GDDR4 SDRAM Graphics Double Data Rate 4 Synchronous Dynamic Random-Access Memory
- Developer: JEDEC
- Type: Synchronous dynamic random-access memory
- Generation: 4th generation
- Predecessor: GDDR3 SDRAM
- Successor: GDDR5 SDRAM

= GDDR4 SDRAM =

Type of graphics card memory

Graphics Double Data Rate 4 Synchronous Dynamic Random-Access Memory (GDDR4 SDRAM) is a type of graphics card memory (SGRAM) specified by the JEDEC Semiconductor Memory Standard. It is a rival medium to Rambus's XDR DRAM. GDDR4 is based on DDR3 SDRAM technology and was intended to replace the DDR2-based GDDR3, but it ended up being replaced by GDDR5 (also based on DDR3) within a year.

==History==
- On October 26, 2005, Samsung announced that it developed the first GDDR4 memory, a 256-Mbit chip running at 2.5 Gbit/s. Samsung also revealed plans to sample and mass-produce GDDR4 SDRAM rated at 2.8 Gbit/s per pin.
- In 2005, Hynix developed the first 512-Mbit GDDR4 memory chip.
- On February 14, 2006, Samsung announced the development of 32-bit 512-Mbit GDDR4 SDRAM capable of transferring 3.2 Gbit/s per pin, or 12.8 GB/s for the module.
- On July 5, 2006, Samsung announced the mass-production of 32-bit 512-Mbit GDDR4 SDRAM rated at 2.4 Gbit/s per pin, or 9.6 GB/s for the module. Although designed to match the performance of XDR DRAM on high-pin-count memory, it would not be able to match XDR performance on low-pin-count designs.
- On February 9, 2007, Samsung announced mass-production of 32-bit 512-Mbit GDDR4 SDRAM, rated at 2.8 Gbit/s per pin, or 11.2 GB/s per module. This module was used for some AMD-ATI cards.
- On February 23, 2007, Samsung announced 32-bit 512-Mbit GDDR4 SDRAM rated at 4.0 Gbit/s per pin or 16 GB/s for the module and expects the memory to appear on commercially available graphics cards by the end of year 2007.

==Technologies==
GDDR4 SDRAM introduced DBI (Data Bus Inversion) and Multi-Preamble to reduce data transmission delay. Prefetch was increased from 4 to 8 bits. The maximum number of memory banks for GDDR4 has been increased to 8. Core voltage was decreased to 1.5 V.

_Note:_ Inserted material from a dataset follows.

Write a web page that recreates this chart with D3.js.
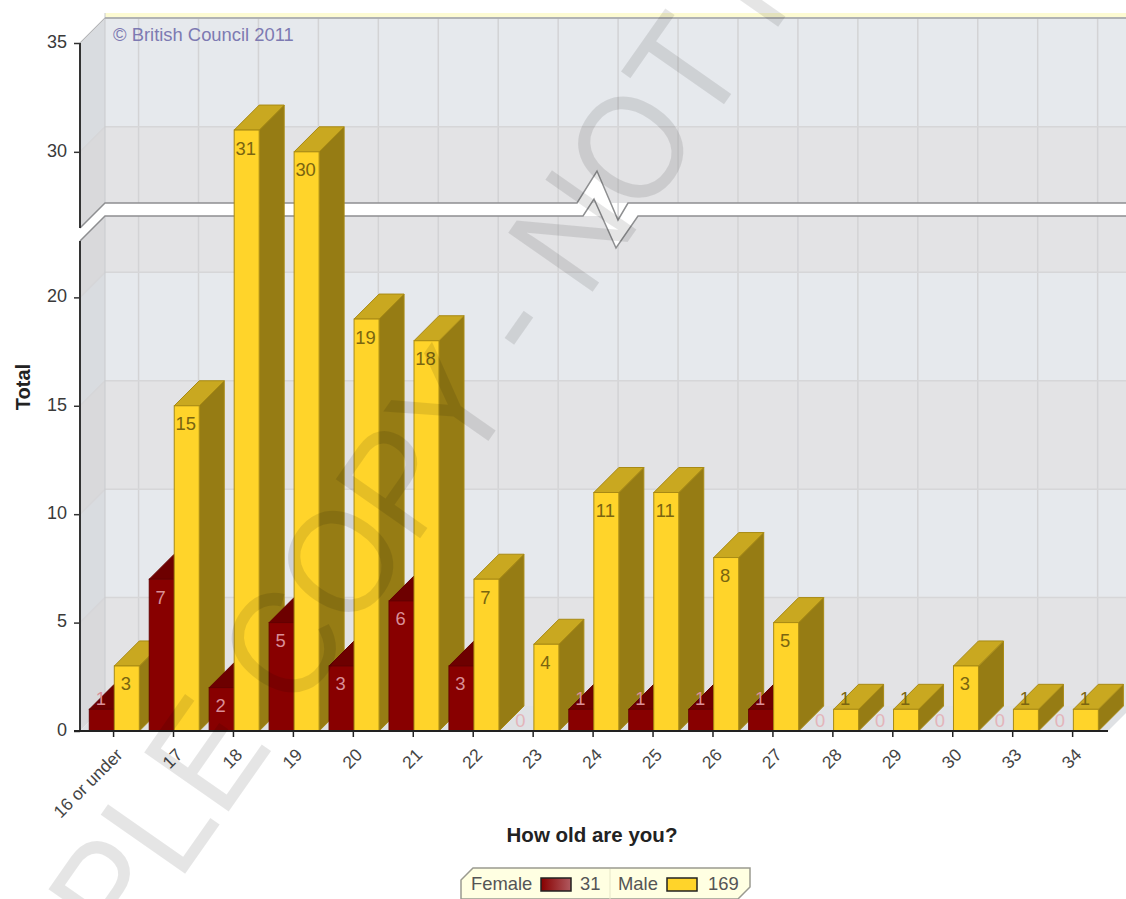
<!DOCTYPE html>
<html>
<head>
<meta charset="utf-8">
<script src="https://cdn.jsdelivr.net/npm/d3@7"></script>
<style>
  html, body { margin: 0; padding: 0; background: #fff; }
  svg { display: block; font-family: "Liberation Sans", Arial, sans-serif; }
</style>
</head>
<body>
<svg id="chart" width="1126" height="899"></svg>
<script>
// Age distribution of respondents, split by gender
const categories = ["16 or under","17","18","19","20","21","22","23","24","25","26","27","28","29","30","33","34"];
const female = [1,7,2,5,3,6,3,0,1,1,1,1,0,0,0,0,0];
const male   = [3,15,31,30,19,18,7,4,11,11,8,5,1,1,3,1,1];
const yTicks = [0,5,10,15,20,30,35];
const breakLow = 22.6, breakHigh = 26.5;
const wallBands = [[0,5,"d"],[5,10,"l"],[10,15,"d"],[15,20,"l"],[20,breakLow,"d"],[breakHigh,30,"d"],[30,35,"l"]];
const wallLines = [5,10,15,20,30,35];
const legendItems = [["Female", 31], ["Male", 169]];

const svg = d3.select("#chart");
const depth = 25;

const x = d3.scaleBand().domain(categories).range([83.6, 1102.6]);
const inner = d3.scaleBand().domain(["Female","Male"]).range([5.7, 55.7]);
// The value axis skips the empty stretch between breakLow and breakHigh
const y = d3.scaleLinear().domain([0, breakLow, breakHigh, 35]).range([731, 241, 228, 43]);

const axisX = 80, floorEnd = 1108;

// ---- wall, floor and left side ----
const wall = svg.append("g");
const bandFill = { d: "#e3e3e5", l: "#e6e9ed" };
const sideFill = { d: "#d9d9db", l: "#d9dce0" };

wall.append("rect").attr("x", axisX + depth).attr("y", y(35) - depth - 5)
  .attr("width", 1126).attr("height", 5).attr("fill", "#fdfbd2");

wall.selectAll("rect.band").data(wallBands).join("rect")
  .attr("class", "band")
  .attr("x", axisX + depth).attr("width", 1126)
  .attr("y", d => y(d[1]) - depth)
  .attr("height", d => y(d[0]) - y(d[1]))
  .attr("fill", d => bandFill[d[2]]);

wall.selectAll("path.side").data(wallBands).join("path")
  .attr("class", "side")
  .attr("d", d => `M${axisX},${y(d[0])}L${axisX + depth},${y(d[0]) - depth}L${axisX + depth},${y(d[1]) - depth}L${axisX},${y(d[1])}Z`)
  .attr("fill", d => sideFill[d[2]]);

wall.append("path")
  .attr("d", `M${axisX},${y(0)}L${axisX + depth},${y(0) - depth}L${floorEnd + depth},${y(0) - depth}L${floorEnd},${y(0)}Z`)
  .attr("fill", "#dfe1e4");

// Vertical grid on the back wall
const gridX = categories.map(c => x(c) + x.step() / 2 + depth);
wall.selectAll("line.vgrid").data(gridX).join("line")
  .attr("class", "vgrid")
  .attr("x1", d => d).attr("x2", d => d)
  .attr("y1", y(35) - depth).attr("y2", y(0) - depth)
  .attr("stroke", "#d3d3d5").attr("stroke-width", 1.5);

wall.selectAll("path.hgrid").data(wallLines).join("path")
  .attr("class", "hgrid")
  .attr("d", d => `M${axisX},${y(d)}L${axisX + depth},${y(d) - depth}L1126,${y(d) - depth}`)
  .attr("fill", "none").attr("stroke", "#d6d6d8").attr("stroke-width", 1.5);

wall.append("line")
  .attr("x1", axisX + depth).attr("x2", axisX + depth)
  .attr("y1", y(35) - depth - 5).attr("y2", y(0) - depth)
  .attr("stroke", "#c9cbce").attr("stroke-width", 1);
wall.append("line")
  .attr("x1", axisX + depth).attr("x2", 1126)
  .attr("y1", y(35) - depth).attr("y2", y(35) - depth)
  .attr("stroke", "#a2a4a6").attr("stroke-width", 1.5);
wall.append("line")
  .attr("x1", axisX).attr("y1", y(35))
  .attr("x2", axisX + depth).attr("y2", y(35) - depth)
  .attr("stroke", "#b5b7b9").attr("stroke-width", 1);

// ---- the torn strip across the wall where the scale is broken ----
const upperY = y(breakHigh) - depth, lowerY = y(breakLow) - depth;
const upperEdge = [[axisX, y(breakHigh)], [axisX + depth, upperY], [577, upperY], [597, upperY - 32], [618, upperY + 17], [628, upperY], [1126, upperY]];
const lowerEdge = [[axisX, y(breakLow)], [axisX + depth, lowerY], [583, lowerY], [594, lowerY - 17], [616, lowerY + 32], [638, lowerY], [1126, lowerY]];
const edgeLine = d3.line();
wall.append("path")
  .attr("d", edgeLine(upperEdge.concat(lowerEdge.slice().reverse())) + "Z")
  .attr("fill", "#fff");
[upperEdge, lowerEdge].forEach(edge => {
  wall.append("path").attr("d", edgeLine(edge))
    .attr("fill", "none").attr("stroke", "#8e8f91").attr("stroke-width", 1.5);
});

// ---- copyright note on the wall ----
svg.append("text").attr("x", 113).attr("y", 41)
  .attr("font-size", 18.4).attr("fill", "#7d7ab2")
  .text("© British Council 2011");

// ---- 3D bars ----
const palette = {
  Female: { front: "#880000", top: "#6d0000", side: "#5c0000", edge: "#640000", label: "#d98f98" },
  Male:   { front: "#ffd42a", top: "#c9a820", side: "#967c14", edge: "#a88a14", label: "#7a6510" }
};
const rows = [];
categories.forEach((c, i) => {
  rows.push({ cat: c, series: "Female", value: female[i] });
  rows.push({ cat: c, series: "Male", value: male[i] });
});

const bars = svg.append("g").selectAll("g").data(rows.filter(d => d.value > 0)).join("g");
const left = d => x(d.cat) + inner(d.series);
const w = inner.bandwidth();

bars.append("path")
  .attr("d", d => {
    const l = left(d) + w, t = y(d.value), b = y(0);
    return `M${l},${t}L${l + depth},${t - depth}L${l + depth},${b - depth}L${l},${b}Z`;
  })
  .attr("fill", d => palette[d.series].side)
  .attr("stroke", d => palette[d.series].edge);
bars.append("path")
  .attr("d", d => {
    const l = left(d), t = y(d.value);
    return `M${l},${t}L${l + depth},${t - depth}L${l + w + depth},${t - depth}L${l + w},${t}Z`;
  })
  .attr("fill", d => palette[d.series].top)
  .attr("stroke", d => palette[d.series].edge);
bars.append("rect")
  .attr("x", left).attr("width", w)
  .attr("y", d => y(d.value)).attr("height", d => y(0) - y(d.value))
  .attr("fill", d => palette[d.series].front)
  .attr("stroke", d => palette[d.series].edge);

// Value labels: inside the front face, or on the top face for a bar of one
svg.append("g").selectAll("text").data(rows).join("text")
  .attr("x", d => left(d) + w / 2 - 1)
  .attr("y", d => {
    if (d.value === 0) return y(0) - 4;
    return d.value === 1 ? y(1) - 4.5 : y(d.value) + 24.5;
  })
  .attr("text-anchor", "middle").attr("font-size", 18.4)
  .attr("fill", d => d.value === 0 ? "#e3b4ba" : palette[d.series].label)
  .text(d => d.value);

// ---- axes ----
const yAxis = svg.append("g").attr("transform", `translate(${axisX},0)`)
  .call(d3.axisLeft(y).tickValues(yTicks).tickSize(6).tickPadding(7));
yAxis.select(".domain").remove();
yAxis.selectAll("line").attr("stroke", "#333").attr("stroke-width", 1.5);
yAxis.selectAll("text").attr("font-size", 18).attr("fill", "#3a3a3a")
  .attr("font-family", "Liberation Sans")
  .attr("y", -1.5);

[[y(35), y(breakHigh)], [y(breakLow), y(0)]].forEach(seg => {
  svg.append("line").attr("x1", axisX).attr("x2", axisX)
    .attr("y1", seg[0]).attr("y2", seg[1])
    .attr("stroke", "#333").attr("stroke-width", 2);
});

const xAxis = svg.append("g").attr("transform", `translate(0,${y(0)})`)
  .call(d3.axisBottom(x).tickSize(6));
xAxis.select(".domain").remove();
xAxis.selectAll("line").attr("stroke", "#222").attr("stroke-width", 1.5);
xAxis.selectAll("text")
  .attr("font-size", 17.4).attr("fill", "#444").attr("font-family", "Liberation Sans")
  .attr("text-anchor", "end")
  .attr("x", 0).attr("y", 0).attr("dy", 0)
  .attr("transform", "translate(10,25) rotate(-45)");
svg.append("line").attr("x1", 74).attr("x2", floorEnd)
  .attr("y1", y(0)).attr("y2", y(0))
  .attr("stroke", "#222").attr("stroke-width", 2);

svg.append("text").attr("transform", "translate(30,387) rotate(-90)")
  .attr("text-anchor", "middle").attr("font-size", 20).attr("font-weight", "bold")
  .attr("fill", "#222").text("Total");
svg.append("text").attr("x", 592).attr("y", 842)
  .attr("text-anchor", "middle").attr("font-size", 20.5).attr("font-weight", "bold")
  .attr("fill", "#222").text("How old are you?");

// ---- legend plate with clipped corners ----
const legend = svg.append("g");
legend.append("path")
  .attr("d", "M473,868L750,868L750,887L738,899L461,899L461,880Z")
  .attr("fill", "#ffffe2").attr("stroke", "#9a9a90").attr("stroke-width", 1.5);
legend.append("line").attr("x1", 610).attr("x2", 610).attr("y1", 869).attr("y2", 899)
  .attr("stroke", "#e6e6c8");
const legendX = [471, 618];
const swatchX = [541, 667];
const countX = [580, 708];
const legendFill = ["url(#femaleSwatch)", "#ffd42a"];
const defs = svg.append("defs");
const grad = defs.append("linearGradient").attr("id", "femaleSwatch");
grad.append("stop").attr("offset", 0).attr("stop-color", "#880000");
grad.append("stop").attr("offset", 1).attr("stop-color", "#b05a60");
legendItems.forEach((it, i) => {
  legend.append("text").attr("x", legendX[i]).attr("y", 890)
    .attr("font-size", 18.4).attr("fill", "#555").text(it[0]);
  legend.append("rect").attr("x", swatchX[i]).attr("y", 878)
    .attr("width", 30).attr("height", 13)
    .attr("fill", legendFill[i]).attr("stroke", "#222").attr("stroke-width", 1.5);
  legend.append("text").attr("x", countX[i]).attr("y", 890)
    .attr("font-size", 18.4).attr("fill", "#555").text(it[1]);
});

// ---- diagonal watermark over everything, slightly condensed ----
const mark = svg.append("text")
  .attr("font-size", 150).attr("fill", "#000").attr("fill-opacity", 0.1)
  .style("pointer-events", "none")
  .text("SAMPLE COPY - NOT FOR");
const node = mark.node();
const squeeze = 0.91;
const anchorIndex = "SAMPLE COPY - NOT".length - 1;
const along = squeeze * (node.getStartPositionOfChar(anchorIndex).x + node.getSubStringLength(anchorIndex, 1) / 2);
const angle = -55 * Math.PI / 180;
mark.attr("transform", `translate(${727 - along * Math.cos(angle)},${100 - along * Math.sin(angle)}) rotate(-55) scale(${squeeze},1)`);
</script>
</body>
</html>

Data Bus Inversion adds an additional active-low DBI# pin to the address/command bus and each byte of data. If there are at more than four 0 bits in the data byte, the byte is inverted and the DBI# signal transmitted low. In this way, the number of 0 bits across all nine pins is limited to four. This reduces power consumption and ground bounce.

On the signaling front, GDDR4 expands the chip I/O buffer to 8 bits per two cycles, allowing for greater sustained bandwidth during burst transmission, but at the expense of significantly increased CAS latency (CL), determined mainly by the double reduced count of the address/command pins and half-clocked DRAM cells, compared to GDDR3. The number of addressing pins was reduced to half that of the GDDR3 core, and were used for power and ground, which also increases latency. Another advantage of GDDR4 is power efficiency: running at 2.4 Gbit/s, it uses 45% less power when compared to GDDR3 chips running at 2.0 Gbit/s.

In Samsung's GDDR4 SDRAM datasheet, it was referred as 'GDDR4 SGRAM', or 'Graphics Double Data Rate version 4 Synchronous Graphics RAM'. However, the essential block write feature is not available, so it is not classified as SGRAM.

==Adoption==
The now-defunct video memory manufacturer Qimonda (formerly Infineon Memory Products division; IP sold to Micron) had stated it would "skip" the development of GDDR4, and move directly to GDDR5.